> RECORDED DATA:
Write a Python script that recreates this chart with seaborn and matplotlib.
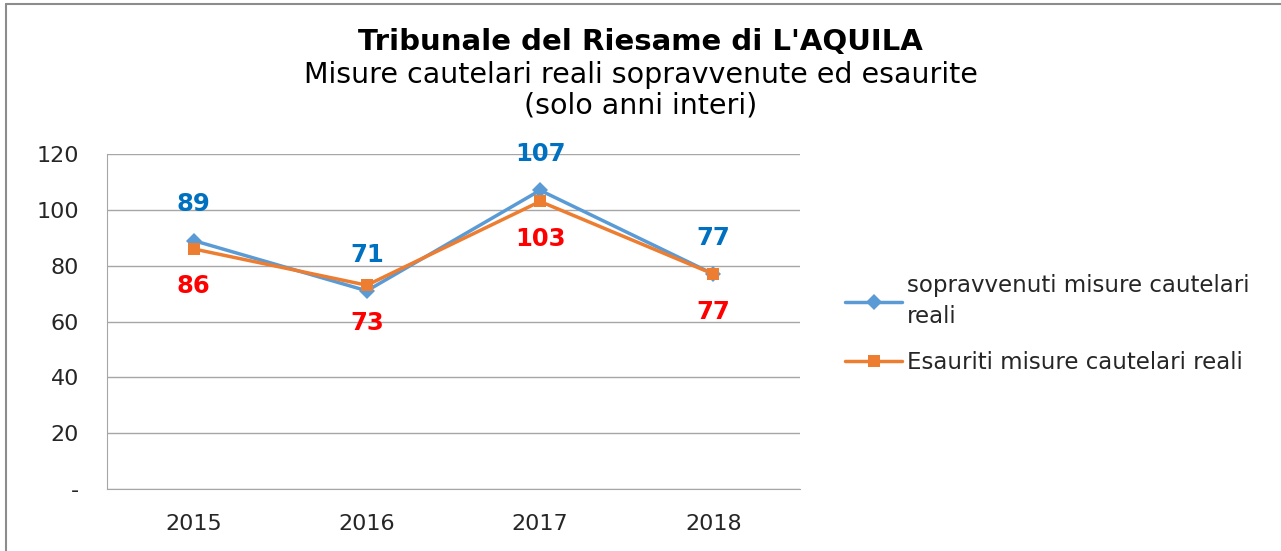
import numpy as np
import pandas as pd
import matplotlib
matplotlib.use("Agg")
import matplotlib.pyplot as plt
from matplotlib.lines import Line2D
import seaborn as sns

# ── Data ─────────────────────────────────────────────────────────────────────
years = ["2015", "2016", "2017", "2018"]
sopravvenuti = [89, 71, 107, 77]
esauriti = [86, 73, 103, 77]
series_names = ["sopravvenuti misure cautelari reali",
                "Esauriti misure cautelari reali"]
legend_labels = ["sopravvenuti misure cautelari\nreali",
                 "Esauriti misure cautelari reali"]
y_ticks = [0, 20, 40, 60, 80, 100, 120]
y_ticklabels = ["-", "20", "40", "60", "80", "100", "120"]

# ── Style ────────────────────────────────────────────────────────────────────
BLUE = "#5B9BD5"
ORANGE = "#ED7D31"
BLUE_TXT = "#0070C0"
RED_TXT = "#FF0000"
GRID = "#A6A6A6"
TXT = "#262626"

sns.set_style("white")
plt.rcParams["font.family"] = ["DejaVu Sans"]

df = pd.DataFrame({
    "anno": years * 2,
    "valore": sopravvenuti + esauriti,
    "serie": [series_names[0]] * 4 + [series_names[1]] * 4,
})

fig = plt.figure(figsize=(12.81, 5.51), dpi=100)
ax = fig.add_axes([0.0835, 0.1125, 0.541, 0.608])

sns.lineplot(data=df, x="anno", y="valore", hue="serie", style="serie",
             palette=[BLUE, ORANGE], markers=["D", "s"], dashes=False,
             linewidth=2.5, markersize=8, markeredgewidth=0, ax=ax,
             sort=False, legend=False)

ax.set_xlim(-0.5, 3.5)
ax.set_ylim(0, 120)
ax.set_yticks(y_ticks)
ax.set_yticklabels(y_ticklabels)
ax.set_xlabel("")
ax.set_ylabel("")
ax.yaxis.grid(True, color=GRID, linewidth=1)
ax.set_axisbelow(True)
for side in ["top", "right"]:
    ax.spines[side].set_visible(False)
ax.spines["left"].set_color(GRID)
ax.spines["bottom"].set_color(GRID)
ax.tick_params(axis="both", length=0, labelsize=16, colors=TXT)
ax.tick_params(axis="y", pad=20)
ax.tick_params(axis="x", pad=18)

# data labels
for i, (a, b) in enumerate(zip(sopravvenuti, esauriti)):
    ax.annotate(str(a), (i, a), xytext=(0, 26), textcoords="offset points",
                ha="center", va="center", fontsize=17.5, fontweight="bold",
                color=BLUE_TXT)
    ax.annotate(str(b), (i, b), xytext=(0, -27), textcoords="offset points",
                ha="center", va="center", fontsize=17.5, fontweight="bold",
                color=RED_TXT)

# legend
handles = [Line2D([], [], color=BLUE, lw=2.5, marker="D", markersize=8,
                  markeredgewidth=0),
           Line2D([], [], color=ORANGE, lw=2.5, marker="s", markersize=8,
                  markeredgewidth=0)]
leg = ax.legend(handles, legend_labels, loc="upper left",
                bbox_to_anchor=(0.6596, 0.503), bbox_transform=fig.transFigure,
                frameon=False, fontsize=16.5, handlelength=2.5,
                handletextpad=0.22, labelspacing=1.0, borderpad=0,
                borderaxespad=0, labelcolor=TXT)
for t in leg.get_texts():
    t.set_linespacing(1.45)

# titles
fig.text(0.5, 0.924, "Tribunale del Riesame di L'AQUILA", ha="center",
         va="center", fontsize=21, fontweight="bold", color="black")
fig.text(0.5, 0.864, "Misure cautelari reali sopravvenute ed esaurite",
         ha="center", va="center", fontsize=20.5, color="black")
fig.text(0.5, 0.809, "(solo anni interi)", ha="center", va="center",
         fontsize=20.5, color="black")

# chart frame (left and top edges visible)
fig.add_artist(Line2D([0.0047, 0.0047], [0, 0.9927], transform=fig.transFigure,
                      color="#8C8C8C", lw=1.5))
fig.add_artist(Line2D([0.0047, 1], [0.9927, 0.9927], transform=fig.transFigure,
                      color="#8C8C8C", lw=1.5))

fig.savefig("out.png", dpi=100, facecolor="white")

> TASK TO CARRY OUT:
From the opening line of the listing above through the line bearing "ax = fig.add_axes([0.0835, 0.1125, 0.541, 0.608])", repeat each line exactly. Drop every picture.

> ANSWER TO THE EXERCISE:
Write a Python script that recreates this chart with seaborn and matplotlib.
import numpy as np
import pandas as pd
import matplotlib
matplotlib.use("Agg")
import matplotlib.pyplot as plt
from matplotlib.lines import Line2D
import seaborn as sns

# ── Data ─────────────────────────────────────────────────────────────────────
years = ["2015", "2016", "2017", "2018"]
sopravvenuti = [89, 71, 107, 77]
esauriti = [86, 73, 103, 77]
series_names = ["sopravvenuti misure cautelari reali",
                "Esauriti misure cautelari reali"]
legend_labels = ["sopravvenuti misure cautelari\nreali",
                 "Esauriti misure cautelari reali"]
y_ticks = [0, 20, 40, 60, 80, 100, 120]
y_ticklabels = ["-", "20", "40", "60", "80", "100", "120"]

# ── Style ────────────────────────────────────────────────────────────────────
BLUE = "#5B9BD5"
ORANGE = "#ED7D31"
BLUE_TXT = "#0070C0"
RED_TXT = "#FF0000"
GRID = "#A6A6A6"
TXT = "#262626"

sns.set_style("white")
plt.rcParams["font.family"] = ["DejaVu Sans"]

df = pd.DataFrame({
    "anno": years * 2,
    "valore": sopravvenuti + esauriti,
    "serie": [series_names[0]] * 4 + [series_names[1]] * 4,
})

fig = plt.figure(figsize=(12.81, 5.51), dpi=100)
ax = fig.add_axes([0.0835, 0.1125, 0.541, 0.608])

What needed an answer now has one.